Murphy Strikes at BuAer
The article on the “Supersonic Revolution” [by Richard P. Hallion in the July issue] was terrific. It reminded me of my days working for the Navy Department, Bureau of Aeronautics, in the early 1950s, when I developed a method for predicting transonic pressure drag. When asked by a BuAer contractor what my basis was, I told him I used D-558-2 flight test data, which had been published in a secret document and was distributed to all contractors. He later told me they had never received the data. A check revealed that the BuAer mailroom had received the reports late in the day; with no place to store them overnight, they opted to destroy them. A fast reprint was distributed.
I also visited NACA with Grumman engineers to discuss the application of the area rule to the F11F-1 with Dick Whitcomb. When the airplane began flight tests, its performance was poor, due to high drag. I asked Whitcomb what the problem was, and he said they had not used his area rule, but that of another engineer.
I noted the article in your May edition on “The World’s Ugliest Airplanes,” by Stephan Wilkinson. About five years ago I saw a photo of the British AD Scout and made a 1/32nd-scale balsa model (no plans) because it was certainly different (ugly). I’ve enclosed a photo of the model. Considering its aerodynamic deficiencies, I included an ambulance, nurse and stretcher!
I am still practicing medicine daily at nearly 86, and did private flying for 20 years. I also still make 1/32nd-scale balsa models from photos or occasionally old plans—but no kits. I continue to enjoy your magazine.
Dr. Richard A. Mahrer
San Jose, Calif.
Love Field Legacy
Glad to read about the Women’s Auxiliary Ferry Squadron pilots flying out of Love Field [“They Also Served,” July issue]. It may explain why there were still a few aircraft there, so I was able to school on BT-13s on entering U.S. Air Force aircraft maintenance training. Most of our instructors were ex-AAF and still qualified. The aircraft my class worked had one “squawk” after its flight: The tail wheel would not unlock, so the pilot had to use the brakes to turn while taxiing.
Later, while I was stationed at Amarillo Air Force Base, one of my friends owned a BT. Whenever he flew over our house, he would always “exercise” the prop—and, yes, it was noisy. It was a sure way to identify him and his aircraft.
Someone here in Texas still flies a Beech 18 from the San Antonio area to Wichita Falls. I still love to hear that “round” engine sound the twin R-985s make!
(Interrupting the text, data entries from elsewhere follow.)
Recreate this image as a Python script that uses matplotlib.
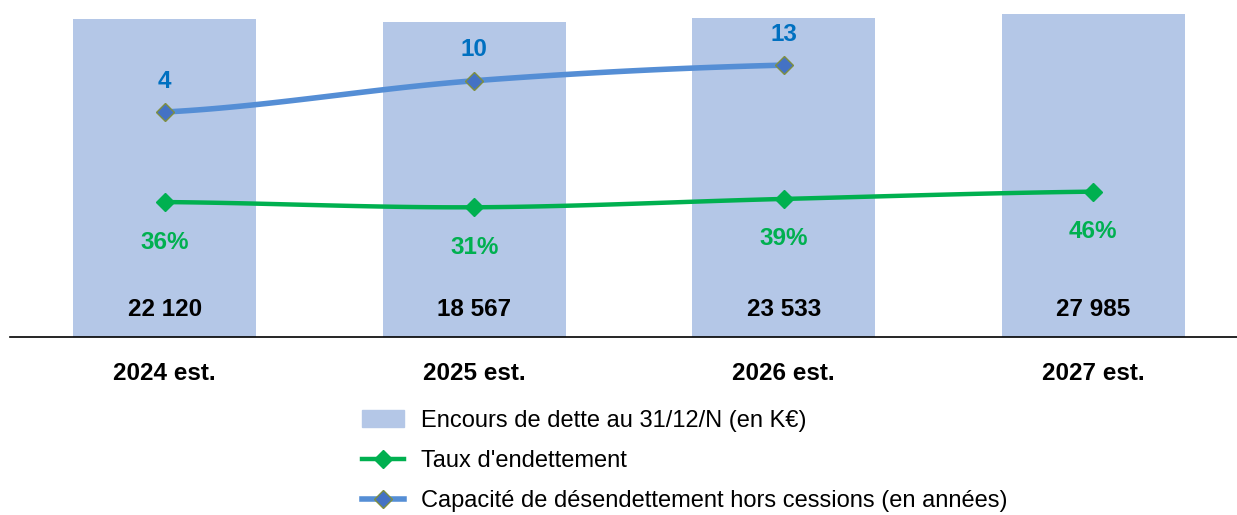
import numpy as np
import matplotlib.pyplot as plt
from matplotlib.transforms import blended_transform_factory
from matplotlib.lines import Line2D
from matplotlib.patches import Patch

plt.rcParams['font.family'] = ['Liberation Sans', 'DejaVu Sans']

years = ["2024 est.", "2025 est.", "2026 est.", "2027 est."]
encours = [22120, 18567, 23533, 27985]
taux = [36, 31, 39, 46]
capacite = [4, 10, 13]

bar_color = "#B4C7E7"
green = "#00B050"
blue_line = "#558ED5"
blue_marker = "#4472C4"
blue_text = "#0070C0"


def smooth(xs, ys, n=40):
    # Catmull-Rom style curve, close to Excel's smoothed lines
    xs = np.asarray(xs, float)
    ys = np.asarray(ys, float)
    px = np.concatenate([[2 * xs[0] - xs[1]], xs, [2 * xs[-1] - xs[-2]]])
    py = np.concatenate([[ys[0]], ys, [ys[-1]]])
    outx, outy = [], []
    for i in range(1, len(px) - 2):
        t = np.linspace(0, 1, n)
        for arr, out in ((px, outx), (py, outy)):
            p0, p1, p2, p3 = arr[i - 1], arr[i], arr[i + 1], arr[i + 2]
            out.extend(0.5 * ((2 * p1) + (-p0 + p2) * t
                              + (2 * p0 - 5 * p1 + 4 * p2 - p3) * t ** 2
                              + (-p0 + 3 * p1 - 3 * p2 + p3) * t ** 3))
    return outx, outy


fig = plt.figure(figsize=(12.37, 5.15), dpi=100)
ax = fig.add_axes([10 / 1237, 1 - 337 / 515, 1238 / 1237, 325 / 515])
x = np.arange(len(years))

ax.bar(x, encours, width=0.59, color=bar_color, zorder=1)
ax.set_yscale('log')
ax.set_ylim(10 ** -2.939, 10 ** 4.503)
ax.set_xlim(-0.5, len(years) - 0.5)
ax.set_yticks([])
ax.minorticks_off()
for s in ['top', 'right', 'left']:
    ax.spines[s].set_visible(False)
ax.spines['bottom'].set_color('black')
ax.spines['bottom'].set_linewidth(1.2)
ax.set_xticks(x)
ax.set_xticklabels(years, fontsize=17.5, fontweight='bold')
ax.tick_params(axis='x', length=0, pad=18)

tr = blended_transform_factory(ax.transData, ax.transAxes)
for xi, v in zip(x, encours):
    ax.text(xi, 0.085, f"{v:,}".replace(",", " "), transform=tr, ha='center',
            va='center', fontsize=17.5, fontweight='bold', color='black')

# taux d'endettement
ax2 = ax.twinx()
ax2.set_ylim(-93.5, 218.4)
ax2.axis('off')
sx, sy = smooth(x, taux)
ax2.plot(sx, sy, color=green, lw=3.2, zorder=3)
ax2.plot(x, taux, linestyle='none', marker='D', ms=9, color=green, zorder=4)
for xi, v in zip(x, taux):
    ax2.annotate(f"{v}%", (xi, v), xytext=(0, -40), textcoords='offset pixels',
                 ha='center', va='center', fontsize=17.5, fontweight='bold', color=green)

# capacite de desendettement
ax3 = ax.twinx()
ax3.set_ylim(-39.2, 23.2)
ax3.axis('off')
cx = x[:len(capacite)]
sx, sy = smooth(cx, capacite)
ax3.plot(sx, sy, color=blue_line, lw=4, zorder=3)
ax3.plot(cx, capacite, linestyle='none', marker='D', ms=9, color=blue_marker,
         markeredgecolor='#7F8F3F', markeredgewidth=1, zorder=4)
for xi, v in zip(cx, capacite):
    ax3.annotate(f"{v}", (xi, v), xytext=(0, 31), textcoords='offset pixels',
                 ha='center', va='center', fontsize=17.5, fontweight='bold', color=blue_text)

# legend
handles = [
    Patch(color=bar_color),
    Line2D([], [], color=green, lw=3.2, marker='D', ms=9),
    Line2D([], [], color=blue_line, lw=4, marker='D', ms=9, markerfacecolor=blue_marker,
           markeredgecolor='#7F8F3F'),
]
labels = ["Encours de dette au 31/12/N (en K€)", "Taux d'endettement",
          "Capacité de désendettement hors cessions (en années)"]
fig.legend(handles, labels, loc='upper left', bbox_to_anchor=(350 / 1237, 1 - 398 / 515),
           frameon=False, fontsize=17, handlelength=1.8, handletextpad=0.7,
           labelspacing=0.77, borderpad=0)

fig.savefig("out.png", dpi=100)
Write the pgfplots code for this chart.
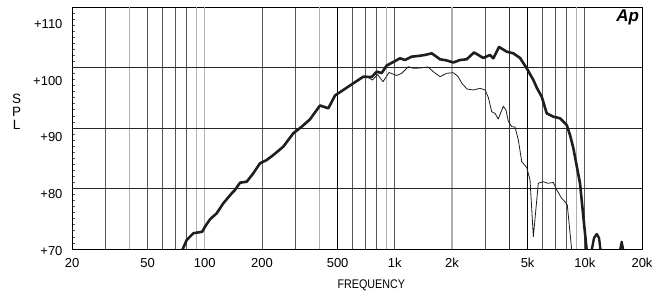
\documentclass[border=0pt]{standalone}
\usepackage{pgfplots}
\pgfplotsset{compat=1.18}
\usepackage{fontspec}
\setmainfont{Liberation Sans}
\newfontfamily\narrowfont{Liberation Sans}[FakeStretch=0.86]
\definecolor{gridd}{HTML}{555555}
\definecolor{gridl}{HTML}{B0B0B0}
\definecolor{curve}{HTML}{1E1E1E}
\begin{document}
\begin{tikzpicture}
\path[use as bounding box] (0,0) rectangle (656pt,291pt);
\begin{axis}[
  at={(72pt,42pt)}, anchor=south west,
  scale only axis, width=570pt, height=242pt,
  xmode=log, xmin=20, xmax=20000, ymin=70, ymax=112.64,
  axis line style={black, line width=0.9pt},
  tick label style={font=\fontsize{13}{15}\selectfont},
  xtick={20,50,100,200,500,1000,2000,5000,10000,20000},
  xticklabels={20,50,100,200,500,1k,2k,5k,10k,20k},
  minor xtick={30,50,60,70,80,200,300,600,700,800,1000,3000,4000,6000,7000,8000,10000},
  xminorgrids=true,
  minor x grid style={gridd, line width=0.8pt},
  extra x ticks={40,90,100,400,900,2000,9000},
  extra x tick labels={},
  extra x tick style={grid=major, major grid style={gridl, line width=1.1pt}, major tick length=0pt},
  ytick={70,80,90,100,110},
  yticklabels={+70,+80,+90,+100,+110},
  extra y ticks={80.66,91.32,101.98},
  extra y tick labels={},
  extra y tick style={grid=major, major grid style={black!85, line width=0.9pt}, major tick length=0pt},
  minor ytick={71.066,72.132,...,111.6},
  minor tick length=3pt,
  major tick length=0pt,
  tick align=inside,
  xtick pos=bottom, ytick pos=left,
  minor tick style={gridd, line width=0.7pt},
  yticklabel style={xshift=-6pt, yshift=-2pt},
  xticklabel style={yshift=-6pt},
  clip mode=individual,
]
\draw[black, line width=1.2pt] (axis cs:500,70) -- (axis cs:500,112.64);
\draw[black, line width=1.2pt] (axis cs:5000,70) -- (axis cs:5000,112.64);
\draw[black!80, line width=1pt] (axis cs:4000,70) -- (axis cs:4000,112.64);

% thin curve
\addplot[curve, line width=0.8pt, line join=round] coordinates {
(535.8,98.02) (604.8,99.20) (682.8,100.36) (711.5,100.36) (763.3,99.78) (810.8,100.75)
(866.8,99.48) (932.2,101.10) (1023,100.57) (1087,100.96) (1178,102.12) (1251,101.84)
(1357,101.89) (1495,102.07) (1594,101.24) (1730,100.36) (1876,100.96) (2031,101.07)
(2151,100.40) (2258,99.16) (2400,98.19) (2590,98.02) (2808,98.32) (2984,98.02)
(3106,96.70) (3236,94.19) (3368,93.88) (3506,92.91) (3724,95.15) (3848,94.49)
(3957,92.47) (4124,91.55) (4292,91.50) (4468,89.21) (4656,85.38) (4946,84.36)
(5148,82.16) (5359,72.17) (5692,81.58) (6046,81.86) (6402,81.58) (6830,81.72)
(7117,80.40) (7558,78.93) (7866,78.33) (8088,77.75) (8531,69.8)
};

% thick curve
\addplot[curve, line width=2.6pt, line join=round, line cap=round] coordinates {
(76.1,69.8) (80.3,71.59) (87.0,72.77) (97.0,73.05) (100.2,73.93) (106.5,75.23)
(115.5,76.29) (125.1,78.05) (138.5,79.81) (144.2,80.40) (153.2,81.68) (166.2,81.86)
(180.0,83.34) (195.2,85.10) (211.7,85.68) (229.4,86.56) (258.9,88.03) (292.2,90.39)
(323.6,91.55) (357.8,92.85) (404.0,95.29) (446.8,94.79) (484.5,97.05) (535.8,98.02)
(604.8,99.20) (682.8,100.36) (756.1,100.31) (803.0,101.24) (853.2,101.01) (906.5,102.33)
(982.2,102.95) (1065,103.60) (1131,103.30) (1227,103.89) (1329,104.01) (1442,104.19)
(1564,104.48) (1730,103.43) (1876,103.22) (2031,102.86) (2204,103.30) (2390,103.43)
(2612,104.63) (2922,103.66) (3170,104.19) (3300,103.60) (3537,105.59) (3882,104.77)
(4204,104.48) (4560,103.66) (4946,101.84) (5359,99.78) (5604,98.32) (5933,96.84)
(6302,93.91) (6830,93.31) (7404,93.03) (8030,91.85) (8358,90.09) (8698,87.80)
(9434,81.58) (10230,69.8)
};
\addplot[curve, line width=2.4pt, line join=round] coordinates {
(10870,69.8) (11180,71.94) (11550,72.64) (11880,71.94) (12100,69.8)
};
\addplot[curve, line width=2.2pt, line join=round] coordinates {
(15320,69.8) (15640,71.29) (15950,69.8)
};

\node[anchor=center, font=\narrowfont\fontsize{12.5}{13}\selectfont] at (axis description cs:0.525,-0.15) {FREQUENCY};
\node[anchor=center, align=center, font=\fontsize{13.5}{13}\selectfont] at (axis description cs:-0.097,0.565) {S\\P\\L};
\node[anchor=north east, inner sep=0pt, font=\fontsize{17}{17}\selectfont\bfseries\itshape] at (axis description cs:0.995,0.99) {Ap};
\end{axis}
\end{tikzpicture}
\end{document}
Sr. Master Sgt. Frank McDonald
U.S. Air Force (ret.)
Morgan Mill, Texas
Twin Trainer Confusion
The caption for the photo of three WAFS on P. 57 in the July issue has a double “howler.” First, the UC-78 was a Cessna product, not a Beech. Second, the airplane shown isn’t a UC-78. The long, rectangular window by Betsy Ferguson’s left elbow identifies it as a Beech AT-11 bombardier trainer. If Fergu\son wasn’t in the picture, we would see an ugly, slab-sided extended nose terminating in a Plexiglas bubble with a flat bombardier’s windscreen in the lower side. The Hamilton Standard counterweight prop and the semi-buried exhaust stack further identify the bird as one of the numerous variations inflicted on the basic Beech Model 18, rather than the Cessna.
In fairness to the caption writer, the adjacent airplane, partially visible behind the AT-11’s landing gear, could be a UC-78 (Cessna T-50, Bobcat, AT-8, AT-17, Bamboo Bomber, Wichita Wobbler, Rhapsody in Glue, etc.). The squared-off chine and single fin and rudder would fit the Cessna. The short, rounded nose nearly even with the plane of the prop rotation visible between Ferguson and Florine Miller would also
support that identification. Unfortunately, those same features would also fit the Bobcat’s rival and look-alike, the AT-10 (Beech Model 26). If we could see more of that plane, the Cessna’s large square cabin windows would contrast with the Beech’s small portholes.
My kvetching aside, this was an intriguing if poignant story. It was good to see the long, tall heroine finally smiling on P. 59.
Commander Frank L. Shelley
U.S. Coast Guard (ret.)
Santa Cruz, Calif.
We received quite a few letters pointing out the caption error. Thanks to all who wrote to set the record straight.
Remembering Captain Stewart
A big mahalo for Richard L. Hayes’ article in the March issue, “Mr. Stewart Goes to War.” In reading it, I especially felt moved by the courage of our aircrews flying those daytime raids over Germany. Jimmy Stewart was one of the thousands of leaders who set supreme examples of bravery for their crews.
Enclosed is a photograph of Captain Stewart and the crew of one of his B-24s, which includes my late uncle, Putt Borden, in the front row (with an “X” on his shoulder), next to Stewart. I don’t know what Uncle Putt did aboard that Liberator, but he was one of the thousands of true heroes from the finest generation.